● SOURCE RECORDS
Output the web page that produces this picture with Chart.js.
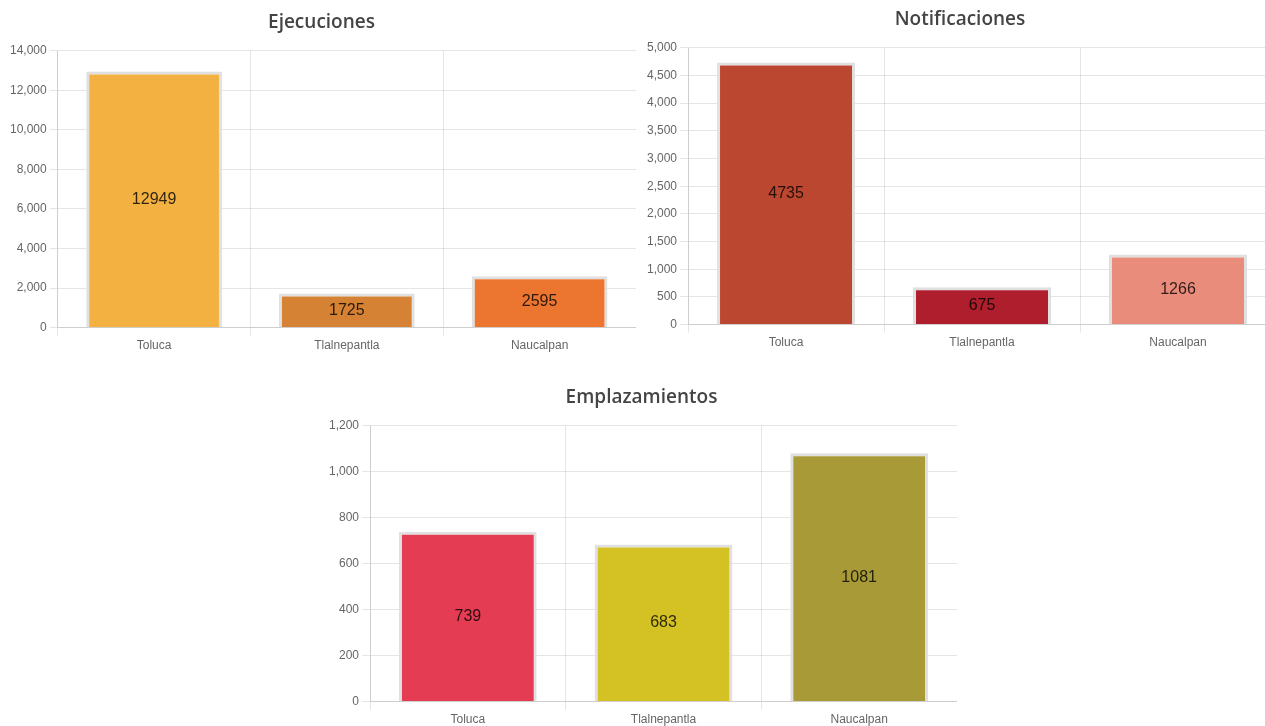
<!DOCTYPE html>
<html lang="es">
<head>
<meta charset="utf-8">
<title>Ejecuciones, Notificaciones y Emplazamientos</title>
<script src="https://cdn.jsdelivr.net/npm/chart.js@4.4.1/dist/chart.umd.min.js"></script>
<style>
    html, body { margin: 0; padding: 0; background: #fff; overflow: hidden; }
    body { width: 1265px; height: 726px; position: relative; }
    .chart-box { position: absolute; }
</style>
</head>
<body>
<div class="chart-box" style="left:7px; top:0px; width:629px; height:356px;"><canvas id="ejecucionesChart"></canvas></div>
<div class="chart-box" style="left:644px; top:-3px; width:632px; height:356px;"><canvas id="notificacionesChart"></canvas></div>
<div class="chart-box" style="left:326px; top:375px; width:631px; height:355px;"><canvas id="emplazamientosChart"></canvas></div>

<script>
// ===== Data =====
const municipios = ['Toluca', 'Tlalnepantla', 'Naucalpan'];

const ejecuciones = [12949, 1725, 2595];
const notificaciones = [4735, 675, 1266];
const emplazamientos = [739, 683, 1081];

const ejecucionesColors = ['#F2B141', '#D58234', '#EC762F'];
const notificacionesColors = ['#BC4730', '#AE1E2C', '#EA8C7B'];
const emplazamientosColors = ['#E33C53', '#D4C124', '#A89B37'];

let charts = {};

// Chart.js default configuration
Chart.defaults.color = '#666';
Chart.defaults.font.family = "'Liberation Sans', Arial, sans-serif";
Chart.defaults.font.size = 12;

// Value label in the middle of each bar
const valueLabels = {
    id: 'valueLabels',
    afterDatasetsDraw(chart) {
        const ctx = chart.ctx;
        const dataset = chart.data.datasets[0];
        ctx.save();
        ctx.font = "16px 'Liberation Sans', Arial, sans-serif";
        ctx.fillStyle = 'rgba(0, 0, 0, 0.8)';
        ctx.textAlign = 'center';
        ctx.textBaseline = 'middle';
        chart.getDatasetMeta(0).data.forEach((bar, i) => {
            const { x, y, base } = bar.getProps(['x', 'y', 'base'], true);
            ctx.fillText(String(dataset.data[i]), x, (y + base) / 2);
        });
        ctx.restore();
    }
};

// Create a bar chart
function createBarChart(key, canvasId, title, values, colors, max, step) {
    const ctx = document.getElementById(canvasId).getContext('2d');
    if (charts[key]) charts[key].destroy();

    charts[key] = new Chart(ctx, {
        type: 'bar',
        data: {
            labels: municipios,
            datasets: [{
                label: title,
                data: values,
                backgroundColor: colors,
                borderColor: '#e0e0e0',
                borderWidth: 3,
                categoryPercentage: 0.8,
                barPercentage: 0.88
            }]
        },
        options: {
            responsive: true,
            maintainAspectRatio: false,
            animation: false,
            plugins: {
                legend: { display: false },
                tooltip: { enabled: false },
                title: {
                    display: true,
                    text: title,
                    color: '#444',
                    font: { family: "'Open Sans', sans-serif", size: 19, weight: '600' },
                    padding: { top: 11, bottom: 17 }
                }
            },
            scales: {
                y: {
                    beginAtZero: true,
                    max: max,
                    ticks: { stepSize: step },
                    grid: { color: 'rgba(0, 0, 0, 0.1)' }
                },
                x: {
                    grid: { color: 'rgba(0, 0, 0, 0.1)' }
                }
            }
        },
        plugins: [valueLabels]
    });
}

createBarChart('ejecuciones', 'ejecucionesChart', 'Ejecuciones', ejecuciones, ejecucionesColors, 14000, 2000);
createBarChart('notificaciones', 'notificacionesChart', 'Notificaciones', notificaciones, notificacionesColors, 5000, 500);
createBarChart('emplazamientos', 'emplazamientosChart', 'Emplazamientos', emplazamientos, emplazamientosColors, 1200, 200);
</script>
</body>
</html>
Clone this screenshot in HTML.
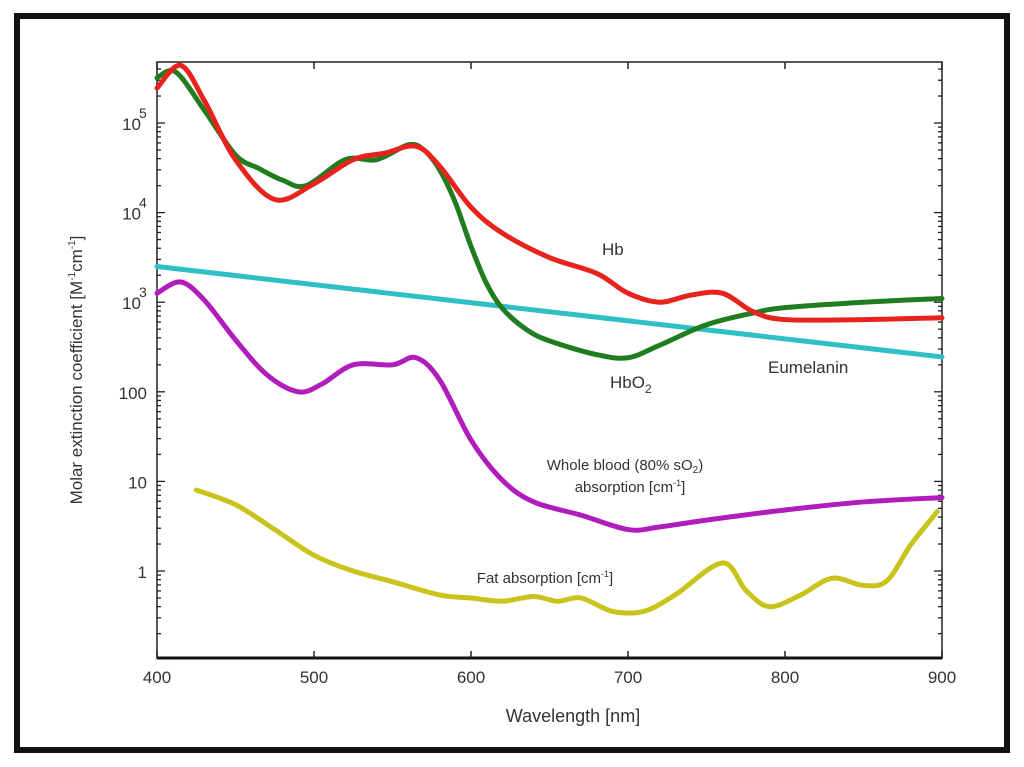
<!DOCTYPE html>
<html><head><meta charset="utf-8"><style>
html,body{margin:0;padding:0;background:#fff;}
svg{display:block;font-family:"Liberation Sans",sans-serif;}
</style></head><body>
<svg id="chart" width="1024" height="767" viewBox="0 0 1024 767">
<rect x="17" y="16" width="990" height="734" fill="#fff" stroke="#111" stroke-width="6"/>
<g id="axes"></g><g id="series"></g>
<g fill="#333" font-size="17">
<text x="602" y="255">Hb</text>
<text x="610" y="388">HbO<tspan font-size="12" dy="5">2</tspan></text>
<text x="768" y="373">Eumelanin</text>
<text x="625" y="470" font-size="15" text-anchor="middle">Whole blood (80% sO<tspan font-size="10" dy="3">2</tspan><tspan dy="-3">)</tspan></text>
<text x="630" y="492" font-size="15" text-anchor="middle">absorption [cm<tspan font-size="9" dy="-6">-1</tspan><tspan dy="6">]</tspan></text>
<text x="545" y="583" font-size="15" text-anchor="middle">Fat absorption [cm<tspan font-size="9" dy="-6">-1</tspan><tspan dy="6">]</tspan></text>
<text x="573" y="722" font-size="18" text-anchor="middle">Wavelength [nm]</text>
<text transform="translate(82,370) rotate(-90)" font-size="17" text-anchor="middle">Molar extinction coefficient  [M<tspan font-size="10" dy="-7">-1</tspan><tspan dy="7">cm</tspan><tspan font-size="10" dy="-7">-1</tspan><tspan dy="7">]</tspan></text>
</g>
</svg>
<script>
const xTicks=[400,500,600,700,800,900];
const yTickExp=[0,1,2,3,4,5];
const hbX=[400,415,430,450,475,500,525,545,565,580,600,620,650,680,700,720,740,760,780,800,850,900];
const hbY=[245000,440000,180000,39000,14000,21000,39000,46000,55000,33000,11500,5900,3150,2100,1260,1000,1200,1260,780,640,640,670];
const hbo2X=[400,412,430,450,465,480,495,520,540,560,570,580,590,600,610,620,635,650,680,700,720,750,780,800,850,900];
const hbo2Y=[320000,370000,140000,44000,31000,23000,20000,39000,39000,57000,50000,30000,13000,4200,1600,850,500,370,260,240,330,560,760,870,1000,1100];
const melX=[400,900];
const melY=[2500,245];
const bloodX=[400,415,430,450,470,490,505,525,550,565,580,600,620,640,670,700,720,750,800,850,900];
const bloodY=[1260,1680,1060,380,155,100,122,200,200,240,136,29,10.3,5.9,4.2,2.9,3.1,3.7,4.8,5.9,6.6];
const fatX=[425,450,475,500,525,550,580,600,620,640,655,670,690,710,730,760,775,790,810,830,850,865,880,897];
const fatY=[8,5.5,2.9,1.5,1.0,0.76,0.54,0.5,0.46,0.52,0.46,0.5,0.355,0.355,0.54,1.23,0.61,0.40,0.54,0.83,0.69,0.78,1.95,4.6];

const NS='http://www.w3.org/2000/svg';
const X0=157,X1=942,Y5=123,DEC=89.6,YB=658,YT=62;
function sx(w){return X0+(w-400)*(X1-X0)/500;}
function sy(v){return Y5+(5-Math.log10(v))*DEC;}
function mk(tag,attrs,parent){const e=document.createElementNS(NS,tag);for(const k in attrs)e.setAttribute(k,attrs[k]);parent.appendChild(e);return e;}
const ax=document.getElementById('axes');
const box=mk('rect',{x:X0,y:YT,width:X1-X0,height:YB-YT,fill:'none',stroke:'#222','stroke-width':1.5},ax);


const bl=mk('line',{x1:X0,y1:YB,x2:X1,y2:YB,stroke:'#111','stroke-width':3},ax);


xTicks.forEach(t=>{
 const x=sx(t);
 mk('line',{x1:x,y1:YB,x2:x,y2:YB-7,stroke:'#222','stroke-width':1.5},ax);
 mk('line',{x1:x,y1:YT,x2:x,y2:YT+7,stroke:'#222','stroke-width':1.5},ax);
 const tx=mk('text',{x:x,y:YB+25,'text-anchor':'middle','font-size':17,fill:'#333'},ax);
 tx.textContent=t;
 
 
});
for(let e=-1;e<=5;e++){
 for(let m=1;m<10;m++){
  const v=m*Math.pow(10,e);const y=sy(v);
  if(y<YT||y>YB)continue;
  const L=m==1?8:4;
  mk('line',{x1:X0,y1:y,x2:X0+L,y2:y,stroke:'#222','stroke-width':1.3},ax);
  mk('line',{x1:X1,y1:y,x2:X1-L,y2:y,stroke:'#222','stroke-width':1.3},ax);
 }
}
yTickExp.forEach(e=>{
 const y=sy(Math.pow(10,e));
 const t=mk('text',{x:X0-10,y:y+7,'text-anchor':'end','font-size':17,fill:'#333'},ax);
 
 
 if(e<=2){t.textContent=String(Math.pow(10,e));}
 else{t.textContent='10';const s=mk('tspan',{x:X0-10,dy:-12,'font-size':14,'text-anchor':'start'},t);s.textContent=String(e);
  t.setAttribute('x',X0-16);s.setAttribute('x',X0-18);s.setAttribute('dx','0');}
});
function path(xs,ys){
 const p=xs.map((x,i)=>[sx(x),sy(ys[i])]);
 if(p.length<3)return 'M'+p.map(q=>q.join(',')).join('L');
 let d='M'+p[0][0]+','+p[0][1];
 for(let i=0;i<p.length-1;i++){
  const a=p[i-1]||p[i],b=p[i],c=p[i+1],e=p[i+2]||c;
  d+='C'+(b[0]+(c[0]-a[0])/6)+','+(b[1]+(c[1]-a[1])/6)+' '+(c[0]-(e[0]-b[0])/6)+','+(c[1]-(e[1]-b[1])/6)+' '+c[0]+','+c[1];
 }
 return d;
}
const sg=document.getElementById('series');
function line(xs,ys,color,name,w){
 const e=mk('path',{d:path(xs,ys),fill:'none',stroke:color,'stroke-width':w||5,'stroke-linejoin':'round','stroke-linecap':'round'},sg);
 
 
}
line(melX,melY,'#2fc0c6','eumelanin-line');
line(fatX,fatY,'#c9c31c','fat-line');
line(bloodX,bloodY,'#b11cbc','whole-blood-line');
line(hbo2X,hbo2Y,'#1f7d1f','hbo2-line');
line(hbX,hbY,'#e8221c','hb-line');
</script>
</body></html>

● EXERCISE DESCRIPTION
Everything from the first line of the records through the line containing "Chart.defaults.font.size = 12;" should be reproduced exactly, apart from the pictures.

● WRITTEN REPLY
Output the web page that produces this picture with Chart.js.
<!DOCTYPE html>
<html lang="es">
<head>
<meta charset="utf-8">
<title>Ejecuciones, Notificaciones y Emplazamientos</title>
<script src="https://cdn.jsdelivr.net/npm/chart.js@4.4.1/dist/chart.umd.min.js"></script>
<style>
    html, body { margin: 0; padding: 0; background: #fff; overflow: hidden; }
    body { width: 1265px; height: 726px; position: relative; }
    .chart-box { position: absolute; }
</style>
</head>
<body>
<div class="chart-box" style="left:7px; top:0px; width:629px; height:356px;"><canvas id="ejecucionesChart"></canvas></div>
<div class="chart-box" style="left:644px; top:-3px; width:632px; height:356px;"><canvas id="notificacionesChart"></canvas></div>
<div class="chart-box" style="left:326px; top:375px; width:631px; height:355px;"><canvas id="emplazamientosChart"></canvas></div>

<script>
// ===== Data =====
const municipios = ['Toluca', 'Tlalnepantla', 'Naucalpan'];

const ejecuciones = [12949, 1725, 2595];
const notificaciones = [4735, 675, 1266];
const emplazamientos = [739, 683, 1081];

const ejecucionesColors = ['#F2B141', '#D58234', '#EC762F'];
const notificacionesColors = ['#BC4730', '#AE1E2C', '#EA8C7B'];
const emplazamientosColors = ['#E33C53', '#D4C124', '#A89B37'];

let charts = {};

// Chart.js default configuration
Chart.defaults.color = '#666';
Chart.defaults.font.family = "'Liberation Sans', Arial, sans-serif";
Chart.defaults.font.size = 12;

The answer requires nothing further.